I've added this so that it now stores the original filename with the file and can be accessed from $pagefile->uploadName(). Note that it is unsanitized so could potentially contain dangerous stuff in it, but at least it's there for those that might need it for one thing or another. I also updated InputfieldFile and InputfieldImage to display it in a tooltip.

BernhardBaumrock commented 1 year ago

@ryancramerdesign we had a user in the forum that reported that the uploadName property is not available (or sanitized) when adding files via the API:

$path = "/var/www/dvmrebuild/storage/";
$fileName = "My_Test_File3$$$.pdf";

$p = $pages->get(1214);

$p->of(false);
$p->venue_files->add($path . $fileName);
$p->save('venue_files');

foreach ($p->venue_files AS $vfile) {
    echo $vfile->name . ' => ' . html_entity_decode($vfile->uploadName) . '<br>';
}

# Outputs:
# my_test_file3.pdf => my_test_file3.pdf

This looks like a bug to me, no?

Here is the forum thread for reference and further details about the use case: https://processwire.com/talk/topic/28957-using-pagefile-uploadname-to-offer-downloads-of-files-with-their-original-filename/#comment-235449

gideonso commented 11 months ago

Happy 7th anniversary for this issue.
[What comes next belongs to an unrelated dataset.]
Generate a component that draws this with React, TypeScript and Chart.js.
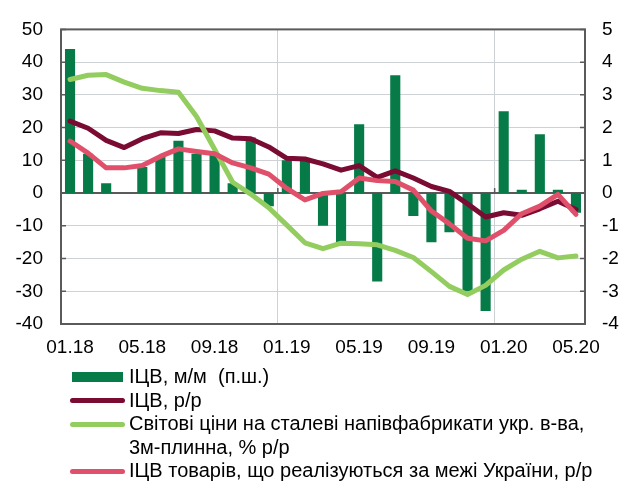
import React, { useEffect, useRef } from "react";
import { Chart, registerables } from "chart.js";

Chart.register(...registerables);

const months = [
  "01.18", "02.18", "03.18", "04.18", "05.18", "06.18", "07.18", "08.18", "09.18", "10.18", "11.18", "12.18",
  "01.19", "02.19", "03.19", "04.19", "05.19", "06.19", "07.19", "08.19", "09.19", "10.19", "11.19", "12.19",
  "01.20", "02.20", "03.20", "04.20", "05.20",
];

// ІЦВ, м/м (right scale)
const ppiMoM = [4.4, 1.2, 0.3, 0, 0.8, 1.1, 1.6, 1.2, 1.2, 0.3, 1.7, -0.4, 1.0, 1.0, -1.0, -1.5, 2.1, -2.7, 3.6, -0.7, -1.5, -1.2, -3.0, -3.6, 2.5, 0.1, 1.8, 0.1, -0.6];
// ІЦВ, р/р
const ppiYoY = [22.0, 19.8, 16.1, 13.9, 16.6, 18.4, 18.2, 19.4, 19.0, 16.8, 16.6, 14.1, 10.6, 10.4, 8.9, 7.0, 8.4, 4.8, 6.8, 4.6, 2.0, 0.5, -3.3, -7.3, -6.0, -6.8, -4.8, -2.5, -5.0];
// Світові ціни на сталеві напівфабрикати укр. в-ва, 3м-плинна
const steelPrices = [34.7, 36.0, 36.2, 33.9, 32.0, 31.3, 30.8, 23.4, 13.4, 3.3, -0.3, -4.5, -9.8, -15.2, -17.0, -15.3, -15.5, -15.8, -17.5, -19.7, -24.0, -28.5, -31.0, -28.2, -23.5, -20.2, -17.8, -19.8, -19.2];
// ІЦВ товарів, що реалізуються за межі України
const ppiExport = [15.9, 12.2, 7.7, 7.7, 8.4, 11.2, 13.5, 12.7, 12.0, 9.2, 7.7, 5.8, 1.4, -2.1, -0.1, 0.4, 4.6, 3.8, 3.5, 0.9, -5.5, -9.4, -13.8, -14.6, -11.4, -6.3, -4.0, -0.4, -6.5];

const leftMin = -40, leftMax = 50, leftStep = 10;
const rightMin = -4, rightMax = 5, rightStep = 1;

const C_BAR = "#077b47";
const C_MAROON = "#7a0b33";
const C_LGREEN = "#93cd5f";
const C_PINK = "#e0506a";
const C_FRAME = "#5a5a5a";
const C_GRID = "#cfd2d4";

const FONT = "'Liberation Sans', Arial, sans-serif";

const legendRows = [
  { color: C_BAR, kind: "bar", lines: ["ІЦВ, м/м  (п.ш.)"] },
  { color: C_MAROON, kind: "line", lines: ["ІЦВ, р/р"] },
  { color: C_LGREEN, kind: "line", lines: ["Світові ціни на сталеві напівфабрикати укр. в-ва,", "3м-плинна, % р/р"] },
  { color: C_PINK, kind: "line", lines: ["ІЦВ товарів, що реалізуються за межі України, р/р"] },
];

const framePlugin = {
  id: "frame",
  beforeDatasetsDraw(chart: any) {
    const { ctx, chartArea, scales } = chart;
    const { left, right } = chartArea;
    const y = scales.y;
    const x = scales.x;
    ctx.save();
    ctx.strokeStyle = C_FRAME;
    ctx.lineWidth = 2;
    const y0 = y.getPixelForValue(0);
    ctx.beginPath();
    ctx.moveTo(left, y0);
    ctx.lineTo(right, y0);
    ctx.stroke();
    ctx.lineWidth = 1.5;
    for (const t of y.ticks) {
      const py = y.getPixelForValue(t.value);
      ctx.beginPath();
      ctx.moveTo(left, py);
      ctx.lineTo(left + 5, py);
      ctx.moveTo(right - 5, py);
      ctx.lineTo(right, py);
      ctx.stroke();
    }
    for (let i = 12; i < months.length; i += 12) {
      const px = (x.getPixelForValue(i - 1) + x.getPixelForValue(i)) / 2;
      ctx.beginPath();
      ctx.moveTo(px, y0);
      ctx.lineTo(px, y0 - 5);
      ctx.stroke();
    }
    ctx.restore();
  },
  afterDraw(chart: any) {
    const { ctx, chartArea } = chart;
    const { left, right, top, bottom } = chartArea;
    ctx.save();
    ctx.strokeStyle = C_FRAME;
    ctx.lineWidth = 2;
    ctx.strokeRect(left, top, right - left, bottom - top);
    ctx.restore();
  },
};

function ChartCanvas() {
  const ref = useRef<HTMLCanvasElement | null>(null);
  useEffect(() => {
    if (!ref.current) return;
    const lineBase = {
      type: "line" as const,
      yAxisID: "y",
      borderWidth: 5,
      pointRadius: 0,
      tension: 0,
      borderCapStyle: "round" as const,
      borderJoinStyle: "round" as const,
      fill: false,
    };
    const chart = new Chart(ref.current, {
      type: "bar",
      data: {
        labels: months,
        datasets: [
          { ...lineBase, label: "pink", data: ppiExport, borderColor: C_PINK, backgroundColor: C_PINK, order: 0 },
          { ...lineBase, label: "lgreen", data: steelPrices, borderColor: C_LGREEN, backgroundColor: C_LGREEN, order: 1 },
          { ...lineBase, label: "maroon", data: ppiYoY, borderColor: C_MAROON, backgroundColor: C_MAROON, order: 2 },
          {
            type: "bar",
            label: "bars",
            data: ppiMoM,
            yAxisID: "y1",
            backgroundColor: C_BAR,
            borderWidth: 0,
            barPercentage: 0.56,
            categoryPercentage: 1,
            order: 3,
          },
        ] as any,
      },
      options: {
        responsive: false,
        animation: false,
        devicePixelRatio: 1,
        layout: { padding: { top: 19, left: 0, right: 0, bottom: 0 } },
        plugins: { legend: { display: false }, tooltip: { enabled: false } },
        scales: {
          x: {
            type: "category",
            offset: true,
            grid: {
              offset: true,
              drawTicks: false,
              color: (c: any) => (c.index === 12 || c.index === 24 ? C_GRID : "rgba(0,0,0,0)"),
              lineWidth: 1,
            },
            border: { display: false },
            ticks: {
              autoSkip: false,
              maxRotation: 0,
              padding: 12,
              color: "#000",
              font: { family: FONT, size: 19 },
              callback: (_v: any, i: number) => (i % 4 === 0 ? months[i] : ""),
            },
            afterFit: (s: any) => { s.height = 162; },
          },
          y: {
            position: "left",
            min: leftMin,
            max: leftMax,
            grid: {
              drawTicks: false,
              color: (c: any) => (c.tick && c.tick.value === 0 ? "rgba(0,0,0,0)" : C_GRID),
              lineWidth: 1,
            },
            border: { display: false },
            ticks: { stepSize: leftStep, padding: 18, color: "#000", font: { family: FONT, size: 19 } },
            afterFit: (s: any) => { s.width = 61; },
          },
          y1: {
            position: "right",
            min: rightMin,
            max: rightMax,
            grid: { display: false, drawTicks: false },
            border: { display: false },
            ticks: { stepSize: rightStep, padding: 17, color: "#000", font: { family: FONT, size: 19 } },
            afterFit: (s: any) => { s.width = 44; },
          },
        },
      },
      plugins: [framePlugin],
    });
    return () => chart.destroy();
  }, []);
  return <canvas ref={ref} width={629} height={486} style={{ width: 629, height: 486, display: "block" }} />;
}

function Legend() {
  const rowH = 23.5;
  let lineIdx = 0;
  const firstCenter = 377;
  return (
    <div style={{ position: "absolute", left: 0, top: 0, width: 629, height: 486, pointerEvents: "none" }}>
      {legendRows.map((r, ri) => {
        const startIdx = lineIdx;
        lineIdx += r.lines.length;
        const cy = firstCenter + startIdx * rowH;
        return (
          <React.Fragment key={ri}>
            {r.kind === "bar" ? (
              <div style={{ position: "absolute", left: 72, top: cy - 4.75, width: 51, height: 9.5, background: r.color }} />
            ) : (
              <div style={{ position: "absolute", left: 70, top: cy - 2.5, width: 55, height: 5, borderRadius: 2.5, background: r.color }} />
            )}
            {r.lines.map((t, li) => (
              <div
                key={li}
                style={{
                  position: "absolute",
                  left: 129,
                  top: cy + li * rowH - rowH / 2,
                  height: rowH,
                  lineHeight: rowH + "px",
                  fontFamily: FONT,
                  fontSize: 20,
                  color: "#000",
                  whiteSpace: "pre",
                }}
              >
                {t}
              </div>
            ))}
          </React.Fragment>
        );
      })}
    </div>
  );
}

export default function App() {
  return (
    <div style={{ position: "fixed", left: 0, top: 0, width: 629, height: 486, background: "#fff", overflow: "hidden" }}>
      <ChartCanvas />
      <Legend />
    </div>
  );
}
Still in great need for this feature. Still hoping there will be a proper solution.

adrianbj commented 11 months ago

@gideonso - I haven't been following it too closely, but could the new uploadName() method be used in a hook (perhaps InputfieldFile::fileAdded) to rename the file? Maybe it will result in issues accessing the file or interacting with it in the PW admin - not sure, but thought I'd throw it out there as an idea.

gideonso commented 11 months ago

@adrianbj - Hey. Maybe worth a try. Will test it and let you know the result.

Toutouwai commented 11 months ago

@gideonso, I've posted a tutorial to the forum that has a couple of tips for transliterating non-latin characters and for showing the original filename when linking in CKEditor or TinyMCE. Might be something helpful there? https://processwire.com/talk/topic/29273-more-tips-for-pagefile-uploadname/

gideonso commented 11 months ago

@Toutouwai Wow! This is indeed helpful. At lease we can see the original name. Wonderful.

gideonso commented 10 months ago

@matjazpotocnik I finally made the changes you suggested a few years ago and it still works well. Thanks for your effort. It really helps.